The problem:
Skip the images and return the records below exactly.

═════ Items ═════

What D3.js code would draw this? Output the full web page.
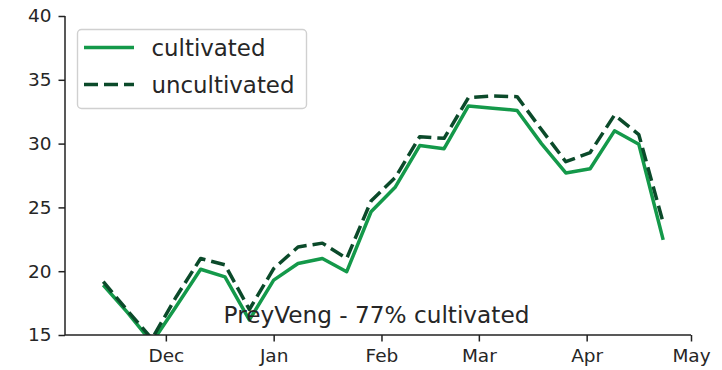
<!DOCTYPE html>
<html>
<head>
<meta charset="utf-8">
<script src="https://cdn.jsdelivr.net/npm/d3@7"></script>
<style>
  html, body { margin: 0; padding: 0; background: #fff; }
  svg { display: block; font-family: "DejaVu Sans", sans-serif; }
</style>
</head>
<body>
<svg id="chart" width="722" height="370"></svg>
<script>
// Weekly observation dates
const dates = [
  "2017-11-13", "2017-11-20", "2017-11-27", "2017-12-04", "2017-12-11", "2017-12-18",
  "2017-12-25", "2018-01-01", "2018-01-08", "2018-01-15", "2018-01-22", "2018-01-29",
  "2018-02-05", "2018-02-12", "2018-02-19", "2018-02-26", "2018-03-05", "2018-03-12",
  "2018-03-19", "2018-03-26", "2018-04-02", "2018-04-09", "2018-04-16", "2018-04-23"
];
const cultivated = [
  18.92, 16.75, 14.4, 17.26, 20.15, 19.55, 16.18, 19.3, 20.6, 21.0, 19.96, 24.66,
  26.6, 29.85, 29.6, 32.95, 32.77, 32.6, 30.0, 27.7, 28.03, 31.0, 29.95, 22.45
];
const uncultivated = [
  19.18, 16.9, 14.7, 18.0, 21.0, 20.5, 17.0, 20.2, 21.9, 22.2, 21.0, 25.5,
  27.35, 30.54, 30.41, 33.6, 33.73, 33.68, 31.1, 28.58, 29.3, 32.24, 30.7, 23.8
];
const monthTicks = ["2017-12-01", "2018-01-01", "2018-02-01", "2018-03-01", "2018-04-01", "2018-05-01"];
const monthLabels = ["Dec", "Jan", "Feb", "Mar", "Apr", "May"];
const yTicks = [15, 20, 25, 30, 35, 40];
const xLimits = ["2017-11-02", "2018-05-01"];
const yLimits = [15, 40];
const seriesNames = ["cultivated", "uncultivated"];
const annotation = "PreyVeng - 77% cultivated";

const parse = d3.utcParse("%Y-%m-%d");
const svg = d3.select("#chart");

const plotLeft = 65, plotRight = 691, plotTop = 16, plotBottom = 335;
const textColor = "#262626";
const colCult = "#14994a";
const colUncult = "#0b4a2a";

const x = d3.scaleUtc().domain(xLimits.map(parse)).range([plotLeft, plotRight]);
const y = d3.scaleLinear().domain(yLimits).range([plotBottom, plotTop]);

// clip region for the plot area
svg.append("defs").append("clipPath").attr("id", "plotClip")
  .append("rect").attr("x", plotLeft).attr("y", plotTop)
  .attr("width", plotRight - plotLeft).attr("height", plotBottom - plotTop);

const rowsC = dates.map((d, i) => ({ date: parse(d), v: cultivated[i] }));
const rowsU = dates.map((d, i) => ({ date: parse(d), v: uncultivated[i] }));
const line = d3.line().x(d => x(d.date)).y(d => y(d.v));

const plot = svg.append("g").attr("clip-path", "url(#plotClip)");
plot.append("path").datum(rowsC)
  .attr("d", line).attr("fill", "none")
  .attr("stroke", colCult).attr("stroke-width", 3.5)
  .attr("stroke-linejoin", "round");
plot.append("path").datum(rowsU)
  .attr("d", line).attr("fill", "none")
  .attr("stroke", colUncult).attr("stroke-width", 3.5)
  .attr("stroke-dasharray", "14,6")
  .attr("stroke-linejoin", "round");

// axes
const yAxis = d3.axisLeft(y).tickValues(yTicks).tickSize(6.5).tickPadding(7)
  .tickFormat(d3.format("d"));
const xAxis = d3.axisBottom(x).tickValues(monthTicks.map(parse)).tickSize(6.5).tickPadding(7.5)
  .tickFormat((d, i) => monthLabels[i]);

const gy = svg.append("g").attr("transform", `translate(${plotLeft},0)`).call(yAxis);
const gx = svg.append("g").attr("transform", `translate(0,${plotBottom})`).call(xAxis);
[gx, gy].forEach(g => {
  g.select(".domain").attr("stroke", "#222").attr("stroke-width", 1.5);
  g.selectAll(".tick line").attr("stroke", "#222").attr("stroke-width", 1.5);
  g.selectAll(".tick text").attr("fill", textColor)
    .style("font-size", "18.5px").style("font-family", "DejaVu Sans");
});
// spines drawn exactly over the plot extent
gy.select(".domain").attr("d", `M0,${plotTop}V${plotBottom}`);
gx.select(".domain").attr("d", `M${plotLeft},0H${plotRight}`);

// annotation text
svg.append("text")
  .attr("x", 376.5).attr("y", 323)
  .attr("text-anchor", "middle")
  .attr("fill", textColor)
  .style("font-size", "23.2px")
  .text(annotation);

// legend
const lg = svg.append("g");
lg.append("rect")
  .attr("x", 77.5).attr("y", 29.5).attr("width", 229).attr("height", 79)
  .attr("rx", 4).attr("ry", 4)
  .attr("fill", "#fff").attr("fill-opacity", 0.85)
  .attr("stroke", "#d0d0d0").attr("stroke-width", 1.4);
const legendRows = [
  { name: seriesNames[0], color: colCult, dash: null, cy: 47.5 },
  { name: seriesNames[1], color: colUncult, dash: "14,6", cy: 84.5 }
];
legendRows.forEach(r => {
  lg.append("line")
    .attr("x1", 84).attr("x2", 134).attr("y1", r.cy).attr("y2", r.cy)
    .attr("stroke", r.color).attr("stroke-width", 3.5)
    .attr("stroke-dasharray", r.dash);
  lg.append("text")
    .attr("x", 151.5).attr("y", r.cy + 8)
    .attr("fill", textColor)
    .style("font-size", "22.9px")
    .text(r.name);
});
</script>
</body>
</html>
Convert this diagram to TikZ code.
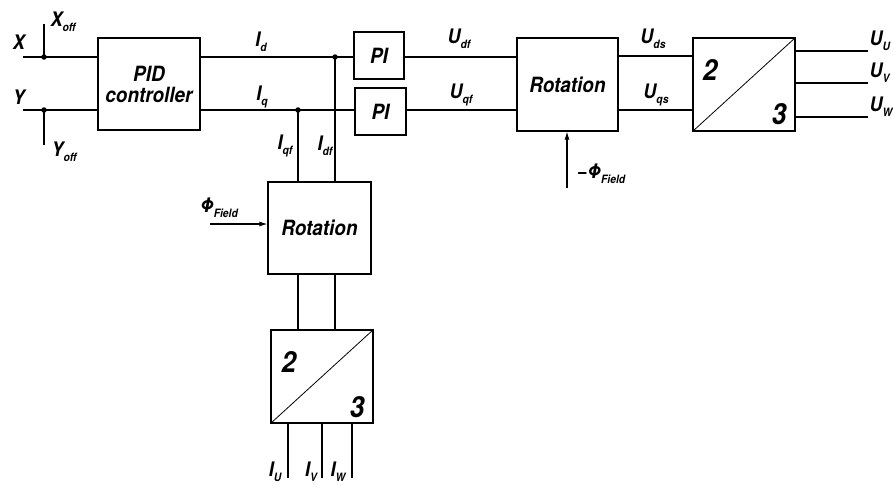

═════

Reply:
What D3.js code would draw this? Output the full web page.
<!DOCTYPE html>
<html>
<head>
<meta charset="utf-8">
<script src="https://cdn.jsdelivr.net/npm/d3@7"></script>
<style>
  html, body { margin: 0; padding: 0; background: #fff; }
  svg { display: block; font-family: "DejaVu Sans", sans-serif; }
</style>
</head>
<body>
<svg id="chart" width="722" height="370"></svg>
<script>
// Weekly observation dates
const dates = [
  "2017-11-13", "2017-11-20", "2017-11-27", "2017-12-04", "2017-12-11", "2017-12-18",
  "2017-12-25", "2018-01-01", "2018-01-08", "2018-01-15", "2018-01-22", "2018-01-29",
  "2018-02-05", "2018-02-12", "2018-02-19", "2018-02-26", "2018-03-05", "2018-03-12",
  "2018-03-19", "2018-03-26", "2018-04-02", "2018-04-09", "2018-04-16", "2018-04-23"
];
const cultivated = [
  18.92, 16.75, 14.4, 17.26, 20.15, 19.55, 16.18, 19.3, 20.6, 21.0, 19.96, 24.66,
  26.6, 29.85, 29.6, 32.95, 32.77, 32.6, 30.0, 27.7, 28.03, 31.0, 29.95, 22.45
];
const uncultivated = [
  19.18, 16.9, 14.7, 18.0, 21.0, 20.5, 17.0, 20.2, 21.9, 22.2, 21.0, 25.5,
  27.35, 30.54, 30.41, 33.6, 33.73, 33.68, 31.1, 28.58, 29.3, 32.24, 30.7, 23.8
];
const monthTicks = ["2017-12-01", "2018-01-01", "2018-02-01", "2018-03-01", "2018-04-01", "2018-05-01"];
const monthLabels = ["Dec", "Jan", "Feb", "Mar", "Apr", "May"];
const yTicks = [15, 20, 25, 30, 35, 40];
const xLimits = ["2017-11-02", "2018-05-01"];
const yLimits = [15, 40];
const seriesNames = ["cultivated", "uncultivated"];
const annotation = "PreyVeng - 77% cultivated";

const parse = d3.utcParse("%Y-%m-%d");
const svg = d3.select("#chart");

const plotLeft = 65, plotRight = 691, plotTop = 16, plotBottom = 335;
const textColor = "#262626";
const colCult = "#14994a";
const colUncult = "#0b4a2a";

const x = d3.scaleUtc().domain(xLimits.map(parse)).range([plotLeft, plotRight]);
const y = d3.scaleLinear().domain(yLimits).range([plotBottom, plotTop]);

// clip region for the plot area
svg.append("defs").append("clipPath").attr("id", "plotClip")
  .append("rect").attr("x", plotLeft).attr("y", plotTop)
  .attr("width", plotRight - plotLeft).attr("height", plotBottom - plotTop);

const rowsC = dates.map((d, i) => ({ date: parse(d), v: cultivated[i] }));
const rowsU = dates.map((d, i) => ({ date: parse(d), v: uncultivated[i] }));
const line = d3.line().x(d => x(d.date)).y(d => y(d.v));

const plot = svg.append("g").attr("clip-path", "url(#plotClip)");
plot.append("path").datum(rowsC)
  .attr("d", line).attr("fill", "none")
  .attr("stroke", colCult).attr("stroke-width", 3.5)
  .attr("stroke-linejoin", "round");
plot.append("path").datum(rowsU)
  .attr("d", line).attr("fill", "none")
  .attr("stroke", colUncult).attr("stroke-width", 3.5)
  .attr("stroke-dasharray", "14,6")
  .attr("stroke-linejoin", "round");

// axes
const yAxis = d3.axisLeft(y).tickValues(yTicks).tickSize(6.5).tickPadding(7)
  .tickFormat(d3.format("d"));
const xAxis = d3.axisBottom(x).tickValues(monthTicks.map(parse)).tickSize(6.5).tickPadding(7.5)
  .tickFormat((d, i) => monthLabels[i]);

const gy = svg.append("g").attr("transform", `translate(${plotLeft},0)`).call(yAxis);
const gx = svg.append("g").attr("transform", `translate(0,${plotBottom})`).call(xAxis);
[gx, gy].forEach(g => {
  g.select(".domain").attr("stroke", "#222").attr("stroke-width", 1.5);
  g.selectAll(".tick line").attr("stroke", "#222").attr("stroke-width", 1.5);
  g.selectAll(".tick text").attr("fill", textColor)
    .style("font-size", "18.5px").style("font-family", "DejaVu Sans");
});
// spines drawn exactly over the plot extent
gy.select(".domain").attr("d", `M0,${plotTop}V${plotBottom}`);
gx.select(".domain").attr("d", `M${plotLeft},0H${plotRight}`);

// annotation text
svg.append("text")
  .attr("x", 376.5).attr("y", 323)
  .attr("text-anchor", "middle")
  .attr("fill", textColor)
  .style("font-size", "23.2px")
  .text(annotation);

// legend
const lg = svg.append("g");
lg.append("rect")
  .attr("x", 77.5).attr("y", 29.5).attr("width", 229).attr("height", 79)
  .attr("rx", 4).attr("ry", 4)
  .attr("fill", "#fff").attr("fill-opacity", 0.85)
  .attr("stroke", "#d0d0d0").attr("stroke-width", 1.4);
const legendRows = [
  { name: seriesNames[0], color: colCult, dash: null, cy: 47.5 },
  { name: seriesNames[1], color: colUncult, dash: "14,6", cy: 84.5 }
];
legendRows.forEach(r => {
  lg.append("line")
    .attr("x1", 84).attr("x2", 134).attr("y1", r.cy).attr("y2", r.cy)
    .attr("stroke", r.color).attr("stroke-width", 3.5)
    .attr("stroke-dasharray", r.dash);
  lg.append("text")
    .attr("x", 151.5).attr("y", r.cy + 8)
    .attr("fill", textColor)
    .style("font-size", "22.9px")
    .text(r.name);
});
</script>
</body>
</html>
Convert this diagram to TikZ code.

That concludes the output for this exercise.